My next breath deflated. We had made a choice. From themoment we met by the river, we had been making choices—but this time, it felt fatal. Final. The forked road we’d been walking on ended here, and from now, no matter what happened next, there would be only one single path leading down into the darkness.

And as though the universe wished to hasten our descent, footsteps sounded over the stone in the distance. Guards. They would be patrolling the lanes at this hour. If they saw me emerge from behind Lady Gu’s chambers, they would know something was wrong.

“You have to go,” Fanli said. He pressed one hand to his chest, as if to physically force back the pain. “I’ll be all right. Believe in me.”

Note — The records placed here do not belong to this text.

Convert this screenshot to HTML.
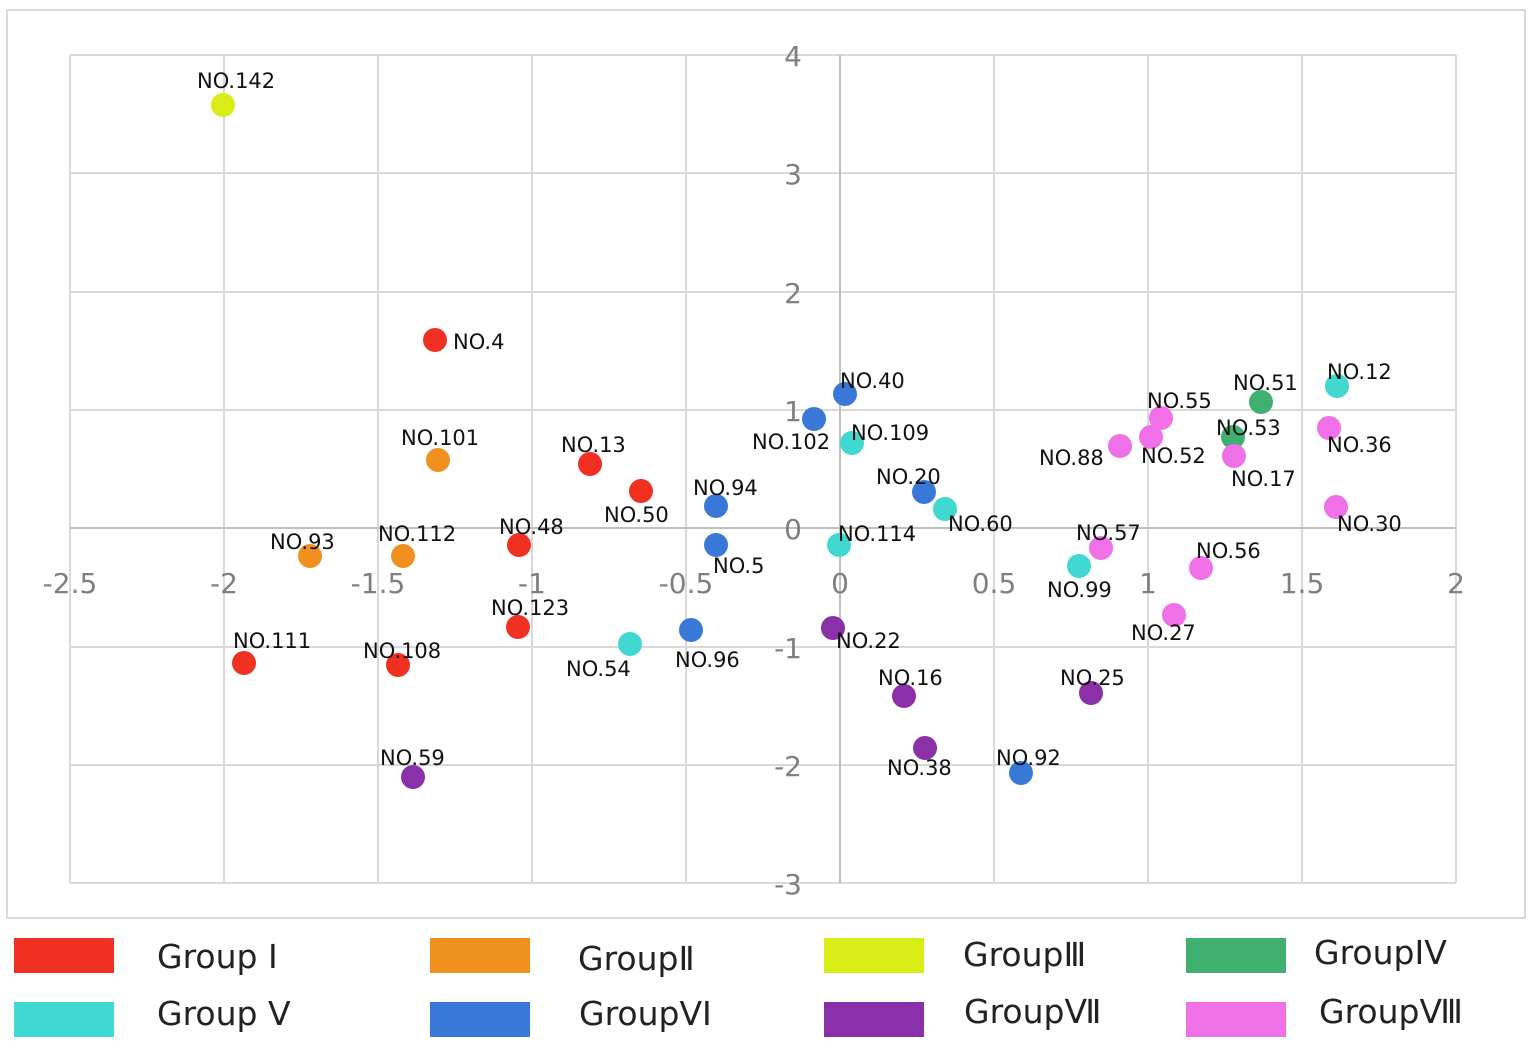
<!DOCTYPE html>
<html><head><meta charset="utf-8"><style>
html,body{margin:0;padding:0;background:#fff;}
svg{display:block;font-family:"DejaVu Sans","Noto Sans CJK SC",sans-serif;}
</style></head><body>
<svg width="1535" height="1044" viewBox="0 0 1535 1044" xmlns="http://www.w3.org/2000/svg">
<rect x="7" y="10" width="1518" height="908" fill="#fff" stroke="#d9d9d9" stroke-width="2"/>
<g stroke="#d9d9d9" stroke-width="2">
<line x1="70" y1="55" x2="70" y2="883"/><line x1="224" y1="55" x2="224" y2="883"/><line x1="378" y1="55" x2="378" y2="883"/><line x1="532" y1="55" x2="532" y2="883"/><line x1="686" y1="55" x2="686" y2="883"/><line x1="994" y1="55" x2="994" y2="883"/><line x1="1148" y1="55" x2="1148" y2="883"/><line x1="1302" y1="55" x2="1302" y2="883"/><line x1="1456" y1="55" x2="1456" y2="883"/>
<line x1="70" y1="55" x2="1456" y2="55"/><line x1="70" y1="173" x2="1456" y2="173"/><line x1="70" y1="292" x2="1456" y2="292"/><line x1="70" y1="410" x2="1456" y2="410"/><line x1="70" y1="647" x2="1456" y2="647"/><line x1="70" y1="765" x2="1456" y2="765"/><line x1="70" y1="883" x2="1456" y2="883"/>
</g>
<g stroke="#bfbfbf" stroke-width="2"><line x1="840" y1="55" x2="840" y2="883"/><line x1="70" y1="528" x2="1456" y2="528"/></g>
<g fill="#7f7f7f" font-size="28" text-anchor="middle">
<text x="70" y="593">-2.5</text><text x="224" y="593">-2</text><text x="378" y="593">-1.5</text><text x="532" y="593">-1</text><text x="686" y="593">-0.5</text><text x="840" y="593">0</text><text x="994" y="593">0.5</text><text x="1148" y="593">1</text><text x="1302" y="593">1.5</text><text x="1456" y="593">2</text>
</g>
<g fill="#7f7f7f" font-size="28" text-anchor="end">
<text x="802" y="66">4</text><text x="802" y="184">3</text><text x="802" y="303">2</text><text x="802" y="421">1</text><text x="802" y="539">0</text><text x="802" y="658">-1</text><text x="802" y="776">-2</text><text x="802" y="894">-3</text>
</g>
<g>
<g fill="#f03020"><circle cx="435" cy="340" r="12"/><circle cx="590" cy="464" r="12"/><circle cx="641" cy="491" r="12"/><circle cx="519" cy="545" r="12"/><circle cx="518" cy="627" r="12"/><circle cx="244" cy="663" r="12"/><circle cx="398" cy="665" r="12"/></g>
<g fill="#f0901e"><circle cx="438" cy="460" r="12"/><circle cx="310" cy="556" r="12"/><circle cx="403" cy="556" r="12"/></g>
<g fill="#d8ec16"><circle cx="223" cy="105" r="12"/></g>
<g fill="#40b070"><circle cx="1261" cy="402" r="12"/><circle cx="1233" cy="437" r="12"/></g>
<g fill="#40d8d0"><circle cx="1337" cy="386" r="12"/><circle cx="852" cy="443" r="12"/><circle cx="945" cy="509" r="12"/><circle cx="839" cy="545" r="12"/><circle cx="1079" cy="566" r="12"/><circle cx="630" cy="644" r="12"/></g>
<g fill="#3a78d8"><circle cx="845" cy="394" r="12"/><circle cx="814" cy="419" r="12"/><circle cx="924" cy="492" r="12"/><circle cx="716" cy="506" r="12"/><circle cx="716" cy="545" r="12"/><circle cx="691" cy="630" r="12"/><circle cx="1021" cy="773" r="12"/></g>
<g fill="#8a30a8"><circle cx="833" cy="628" r="12"/><circle cx="904" cy="696" r="12"/><circle cx="1091" cy="693" r="12"/><circle cx="925" cy="748" r="12"/><circle cx="413" cy="777" r="12"/></g>
<g fill="#f070e8"><circle cx="1161" cy="418" r="12"/><circle cx="1120" cy="446" r="12"/><circle cx="1151" cy="437" r="12"/><circle cx="1234" cy="456" r="12"/><circle cx="1329" cy="428" r="12"/><circle cx="1336" cy="507" r="12"/><circle cx="1101" cy="548" r="12"/><circle cx="1201" cy="568" r="12"/><circle cx="1174" cy="615" r="12"/></g>
</g>
<g fill="#111" font-size="21">
<text x="197" y="88">NO.142</text><text x="453" y="349">NO.4</text><text x="401" y="445">NO.101</text><text x="561" y="452">NO.13</text><text x="604" y="522">NO.50</text><text x="499" y="534">NO.48</text><text x="491" y="615">NO.123</text><text x="233" y="648">NO.111</text><text x="363" y="658">NO.108</text><text x="270" y="549">NO.93</text><text x="378" y="541">NO.112</text><text x="1233" y="390">NO.51</text><text x="1216" y="435">NO.53</text><text x="1327" y="379">NO.12</text><text x="851" y="440">NO.109</text><text x="948" y="531">NO.60</text><text x="838" y="541">NO.114</text><text x="1047" y="597">NO.99</text><text x="566" y="676">NO.54</text><text x="840" y="388">NO.40</text><text x="752" y="449">NO.102</text><text x="876" y="484">NO.20</text><text x="693" y="495">NO.94</text><text x="713" y="573">NO.5</text><text x="675" y="667">NO.96</text><text x="996" y="765">NO.92</text><text x="836" y="648">NO.22</text><text x="878" y="685">NO.16</text><text x="1060" y="685">NO.25</text><text x="887" y="775">NO.38</text><text x="380" y="765">NO.59</text><text x="1147" y="408">NO.55</text><text x="1039" y="465">NO.88</text><text x="1141" y="463">NO.52</text><text x="1231" y="486">NO.17</text><text x="1327" y="452">NO.36</text><text x="1337" y="531">NO.30</text><text x="1076" y="540">NO.57</text><text x="1196" y="558">NO.56</text><text x="1131" y="640">NO.27</text>
</g>
<rect x="14" y="938" width="100" height="35" fill="#f03020"/><rect x="430" y="938" width="100" height="35" fill="#f0901e"/><rect x="824" y="938" width="100" height="35" fill="#d8ec16"/><rect x="1186" y="938" width="100" height="35" fill="#40b070"/>
<rect x="14" y="1002" width="100" height="35" fill="#40d8d0"/><rect x="430" y="1002" width="100" height="35" fill="#3a78d8"/><rect x="824" y="1002" width="100" height="35" fill="#8a30a8"/><rect x="1186" y="1002" width="100" height="35" fill="#f070e8"/>
<g fill="#222" font-size="33">
<text x="157" y="968">Group Ⅰ</text><text x="578" y="970">GroupⅡ</text><text x="963" y="966">GroupⅢ</text><text x="1314" y="964">GroupIV</text>
<text x="157" y="1025">Group V</text><text x="579" y="1025">GroupVI</text><text x="964" y="1023">GroupⅦ</text><text x="1319" y="1023">GroupⅧ</text>
</g>
</svg>
</body></html>
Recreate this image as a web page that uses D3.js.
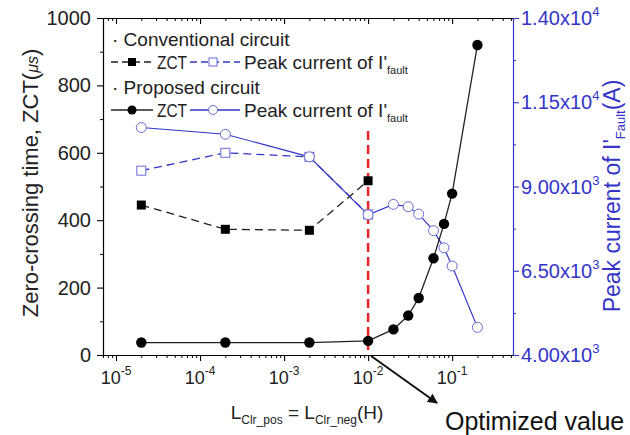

Liar, I wanted to scream, but we didn’t have any time left. The footsteps were drawing closer. Still, I remained frozen to the spot, my gaze clinging to his face, his fragile complexion, his drawn posture. I wanted to stare at him just a little longer. I wanted the world to freeze.

“Xishi.Go.”

How ironic it was, that when we were apart, all I wished for was to be with him. Yet as soon as we were reunited, all we did was tell each other to leave.

“Go,” he said again. Pleaded. “Before you get caught. Run.”

I ran without looking, without thinking. Tears stung my eyes, burned in the back of my throat, but I could not let them spill. Always those servants in the shadows, silently observing everything. I ran faster, my feet pelting the stone. My robes flowed loose behind me, tearing against the wind. Never before had I considered myself a violent person, but I wanted desperately to rip the world apart. To set fire to something, just for the perverse pleasure of watching it burn. The vermilion palace walls bled past my vision, every corridor and hall and footpath blurring together. It was all just amaze, I thought hysterically. A gilded prison. I would be doomed to wander this place forever and ever and ever, until my heart rotted in its depths. Still I ran onward, as if giving chase. I could see my future moving away from me, as distant as a star, my life caught in the tides of something so much greater than I was.